Pressly transferred to the Goddard Space Flight Center soon after it opened in 1958, and was head of the Vehicles Section in the Spacecraft Integration and Sounding Rocket Division, in charge of probes launched into the upper atmosphere. She developed the Aerobee Jr., co-developed Aerobee-Hi 150, and oversaw the design of the Aerobee Hi 150 A, all sounding rockets used during the International Geophysical Year (1957–1958). When James E. Webb spoke to the General Federation of Women's Clubs in 1962, he mentioned Pressly by name as one of the women in a "position of importance" at NASA.
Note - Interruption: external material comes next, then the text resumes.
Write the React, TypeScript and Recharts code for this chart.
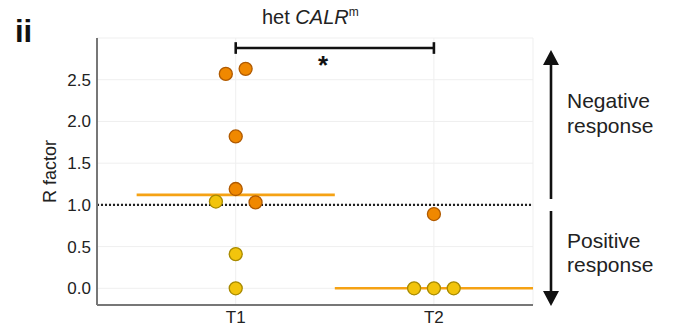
import React from 'react';
import {
  ScatterChart,
  Scatter,
  XAxis,
  YAxis,
  CartesianGrid,
  ReferenceLine,
} from 'recharts';

// ---- data ----
const categories = ['T1', 'T2'];
const categoryPos = [1, 2];
const yTicks = [0, 0.5, 1.0, 1.5, 2.0, 2.5];

// orange (higher response) points: category index, value, jitter
const orangeCat = [0, 0, 0, 0, 0, 1];
const orangeVal = [2.57, 2.63, 1.82, 1.19, 1.03, 0.89];
const orangeJit = [-0.05, 0.05, 0, 0, 0.1, 0];

// yellow points
const yellowCat = [0, 0, 0, 1, 1, 1];
const yellowVal = [1.04, 0.41, 0.0, 0.0, 0.0, 0.0];
const yellowJit = [-0.1, 0, 0, -0.1, 0, 0.1];

const medians = [1.12, 0.0];
const threshold = 1.0;

const orangeData = orangeVal.map((v, i) => ({ x: categoryPos[orangeCat[i]] + orangeJit[i], y: v }));
const yellowData = yellowVal.map((v, i) => ({ x: categoryPos[yellowCat[i]] + yellowJit[i], y: v }));

const FONT = '"Liberation Sans", Arial, sans-serif';

const Dot = (fill: string, stroke: string) => (props: any) => {
  const { cx, cy } = props;
  if (cx == null || cy == null) return null;
  return <circle cx={cx} cy={cy} r={6.5} fill={fill} stroke={stroke} strokeWidth={1.3} />;
};

export default function App() {
  return (
    <div style={{ position: 'absolute', left: 0, top: 0, width: 680, height: 331, background: '#fff' }}>
      <ScatterChart
        width={680}
        height={331}
        margin={{ top: 38, right: 147, bottom: 0, left: 0 }}
      >
        <CartesianGrid stroke="#efefef" strokeWidth={1} />
        <XAxis
          type="number"
          dataKey="x"
          domain={[0.3, 2.5]}
          ticks={categoryPos}
          tickFormatter={(v: number) => categories[categoryPos.indexOf(v)] ?? ''}
          height={26}
          axisLine={{ stroke: '#777', strokeWidth: 2 }}
          tickLine={false}
          tickSize={0}
          tick={{ fill: '#222', fontSize: 17, fontFamily: FONT }}
          tickMargin={6}
          allowDataOverflow
        />
        <YAxis
          type="number"
          dataKey="y"
          domain={[-0.2, 3.0]}
          ticks={yTicks}
          tickFormatter={(v: number) => v.toFixed(1)}
          width={97}
          axisLine={{ stroke: '#777', strokeWidth: 2 }}
          tickLine={false}
          tickSize={0}
          tick={{ fill: '#222', fontSize: 17, fontFamily: FONT }}
          tickMargin={6}
          allowDataOverflow
          label={{
            value: 'R factor',
            angle: -90,
            position: 'insideLeft',
            offset: 50,
            style: { fill: '#222', fontSize: 18, fontFamily: FONT, textAnchor: 'middle' },
          }}
        />
        <ReferenceLine y={threshold} stroke="#222" strokeWidth={2.2} strokeDasharray="2 2" />
        {medians.map((m, i) => (
          <ReferenceLine
            key={'med' + i}
            segment={[
              { x: categoryPos[i] - 0.5, y: m },
              { x: categoryPos[i] + 0.5, y: m },
            ]}
            stroke="#F5A214"
            strokeWidth={2.6}
            ifOverflow="visible"
          />
        ))}
        {/* significance bracket */}
        <ReferenceLine
          segment={[{ x: categoryPos[0], y: 2.88 }, { x: categoryPos[1], y: 2.88 }]}
          stroke="#111"
          strokeWidth={2.6}
          ifOverflow="visible"
        />
        <ReferenceLine
          segment={[{ x: categoryPos[0], y: 2.95 }, { x: categoryPos[0], y: 2.81 }]}
          stroke="#111"
          strokeWidth={2.6}
          ifOverflow="visible"
        />
        <ReferenceLine
          segment={[{ x: categoryPos[1], y: 2.95 }, { x: categoryPos[1], y: 2.81 }]}
          stroke="#111"
          strokeWidth={2.6}
          ifOverflow="visible"
        />
        <Scatter data={orangeData} shape={Dot('#F08800', '#B05A00')} isAnimationActive={false} />
        <Scatter data={yellowData} shape={Dot('#F2C40C', '#A88A00')} isAnimationActive={false} />
      </ScatterChart>
      <svg
        width={680}
        height={331}
        style={{ position: 'absolute', left: 0, top: 0, pointerEvents: 'none' }}
        fontFamily={FONT}
      >
        <text x={15} y={42} fontSize={31} fontWeight="bold" fill="#111">ii</text>
        <text x={262} y={24} fontSize={20} fill="#222">
          het <tspan fontStyle="italic">CALR</tspan>
          <tspan fontSize={12} dy={-8}>m</tspan>
        </text>
        <text x={323} y={74} fontSize={26} fontWeight="bold" fill="#111" textAnchor="middle">*</text>
        {/* up arrow */}
        <line x1={551} y1={199} x2={551} y2={62} stroke="#111" strokeWidth={2.6} />
        <polygon points="551,50 543,65 559,65" fill="#111" />
        {/* down arrow */}
        <line x1={551} y1={211} x2={551} y2={294} stroke="#111" strokeWidth={2.6} />
        <polygon points="551,306 543,291 559,291" fill="#111" />
        <text x={567} y={108} fontSize={21} fill="#222">Negative</text>
        <text x={567} y={133} fontSize={21} fill="#222">response</text>
        <text x={567} y={248} fontSize={21} fill="#222">Positive</text>
        <text x={567} y={272} fontSize={21} fill="#222">response</text>
      </svg>
    </div>
  );
}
In 1963 Pressly was one of the six recipients of the Federal Woman's Award, given to career federal employees who made significant contributions to their programs. In 1964, Lady Bird Johnson invited Pressly to the White House again, for a luncheon about women in the space program. In 1966, she chaired a panel at the Conference on Unguided Rocket Ballistics in El Paso, Texas. In 1981 she was honored with the Mary Mildred Sullivan Award from the Erskine Alumni Association.

== Publications ==
Publications by Pressly included "Counting with Geiger Counters" (Review of Scientific Instruments 1949, with Homer E. Newell), Upper Atmosphere Research Report Number 21. Summary of Upper Atmosphere Rocket Research Firings (Naval Research Laboratory, February 1954, with Charles P. Smith Jr.), "A Mass Spectrometric Study of the Upper Atmosphere" (1954, with John W. Townsend Jr. and Edith B. Meadows), "Future Sounding Rockets" (1958, with Newell and Townsend) "The Aerobee Rocket" (1958, with Townsend and James Van Allen), and "The Sounding Rocket as a Tool for College and University Research" (NASA, December 1962).

== Personal life ==
Pressly died in Rockville, Maryland, in 2003, aged 84 years. Her only noted survivor was a cousin.